Why do you carve me up into little pieces, fragments with edges and borders, like the borders that run in between countries and cities and streets and homes? I wonder what my genealogy would say, percentage wise, but does it really matter?
It is really not that simple. My mother's eyes are green, my brother’s are blue and they both have much lighter skin than me. I used to think I looked so different to them, but I see it in the way we walk, the way we smile. Maybe I’d speak Hindi if it wasn’t for the White Australia Policy during my mum’s upbringing, and her hiding the fact that she is part Indian. Maybe if there wasn’t so much stigma attached to being ‘half-caste’ my dad would have felt more comfortable and proud to speak to us in Cantonese in Australia. Shit, while we’re at it maybe if this country wasn’t founded on genocide and wasn’t so hell bent on making that history wash away I would speak one or more Aboriginal languages.
I carve a border right down the centre of my hairline now. A middle part. Where the Eastern and Western hemispheres join. I used to wear my hair like that in primary school with a bindi sometimes, but decided to do otherwise in high school – I wanted to blend in.

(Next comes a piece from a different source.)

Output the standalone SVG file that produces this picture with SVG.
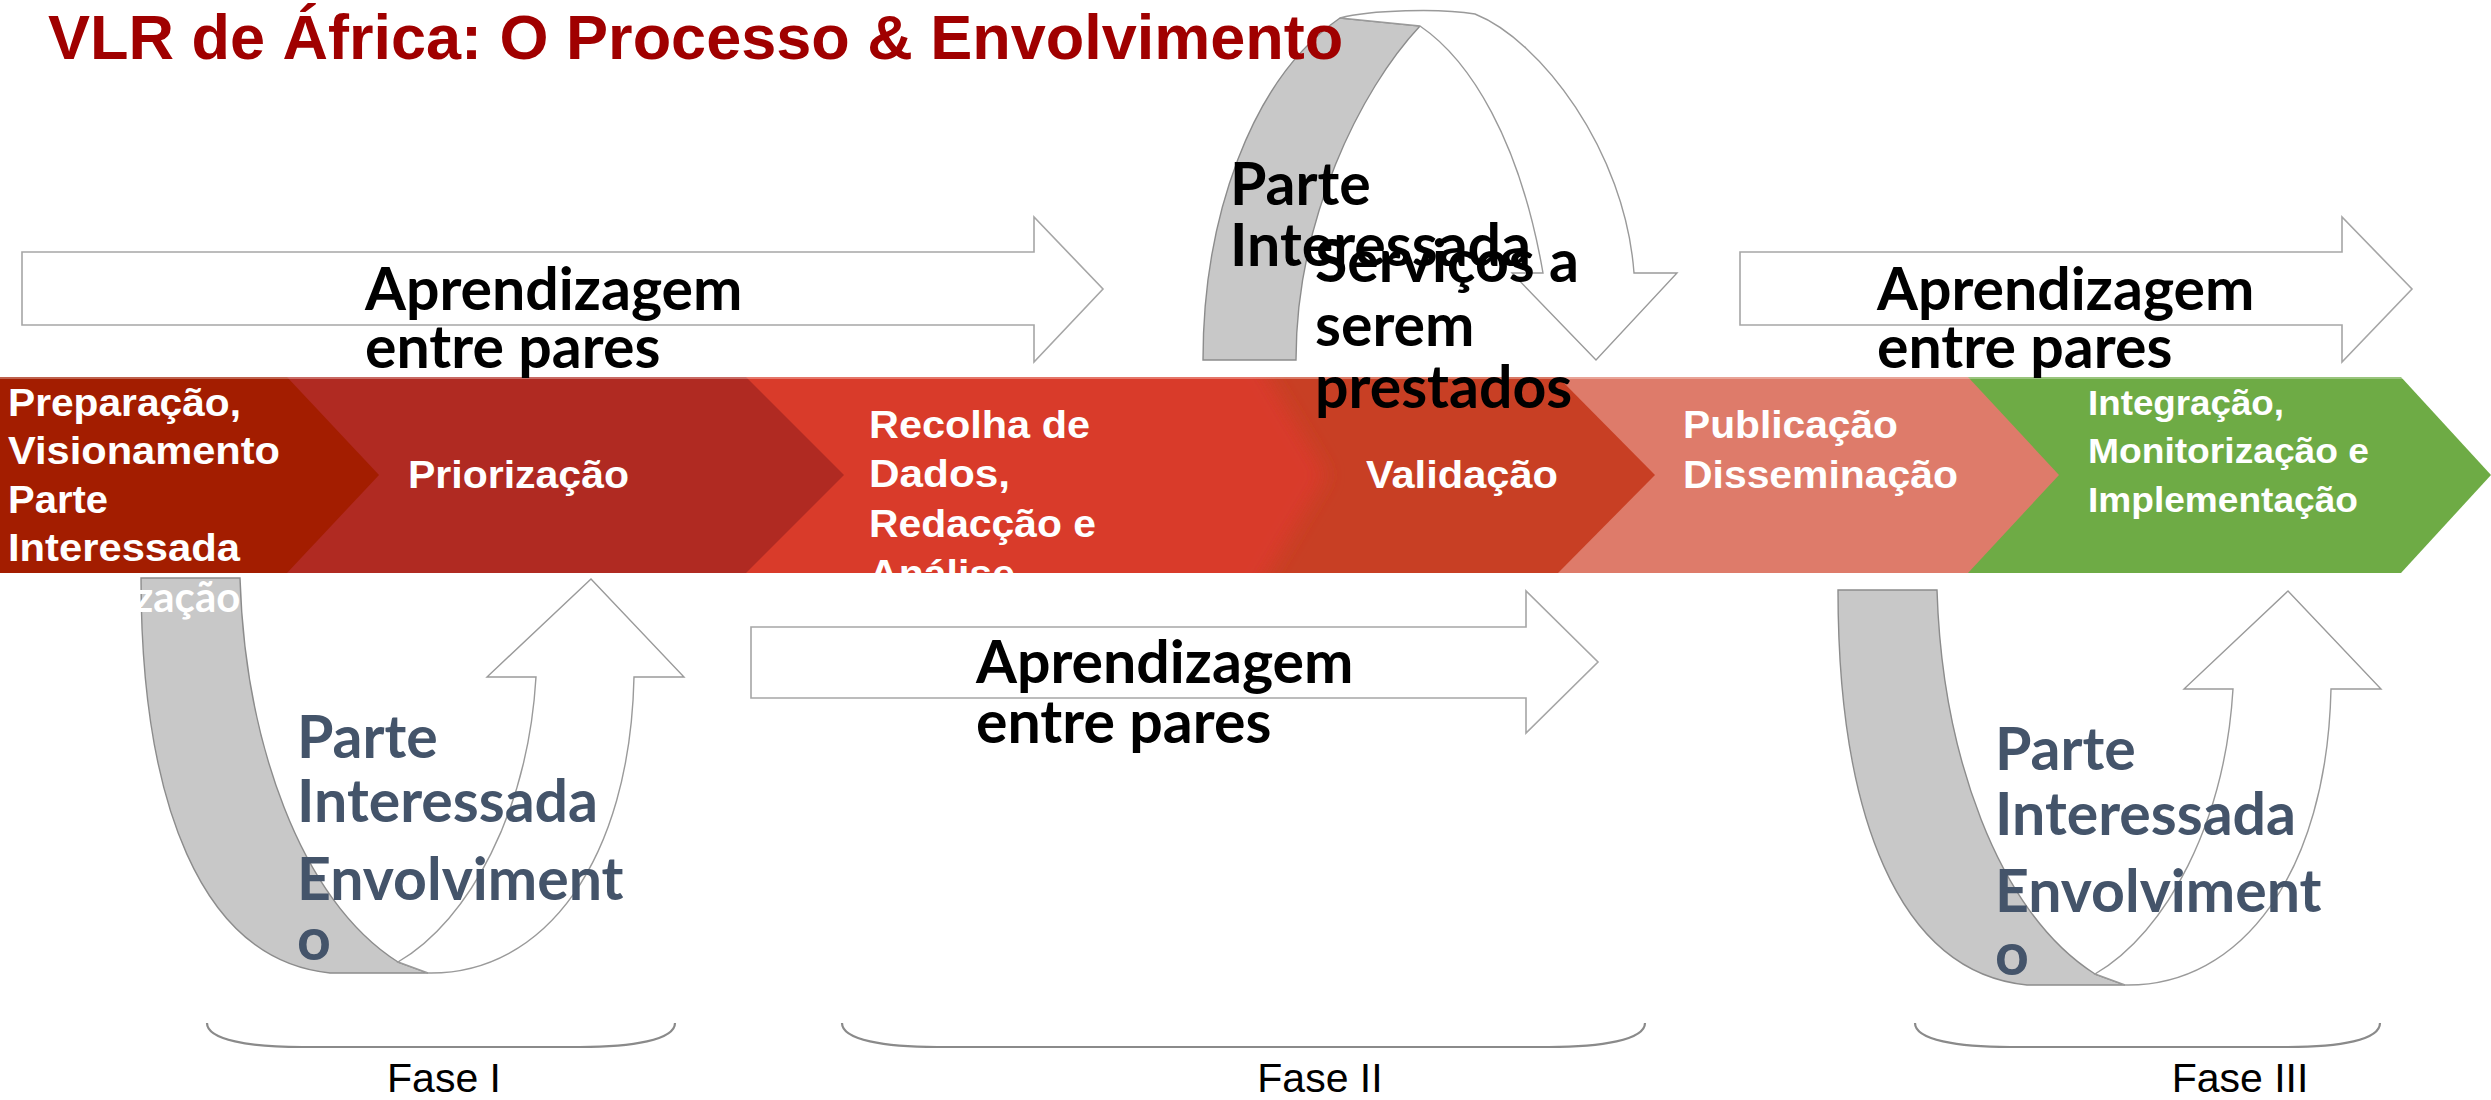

A number of times I would hear people I called friends say “there are so many asians here”, clearly displeased. “You know that I’m asian right?”, I would say... “oh but you're a good asian”, a “good asian”, one with a bit of white and who speaks English, with an Australian accent I suppose… one who does a better job at blending in.
I think of my great grandfather, a freedom fighter in the Gandhi movement; my great grandmother, a Suffragette; my grandfather, the English seaman; my grandfather, the Hindi mathematician; and my grandmother, who taught me Chinese calligraphy – how to write my name in black ink characters – in just a few swift strokes. I think of how I’d hear the clinking of Mahjong and watch in awe as the women spoke loudly in Cantonese, none of which I could understand, but most of which I could interpret. I think of my Nanna reading me poetry while we listened to her classical cassettes. She had a certain appreciation for nature, art and words, that I admired.
That I still do.
That’s where I’m from.
My ancestry and my nurture. Beyond that there are only two other ways that I could think to answer this question. That I come from the stars… or simply that I grew up on Gadigal land of the Eora Nation, in Petersham, Sydney, Australia.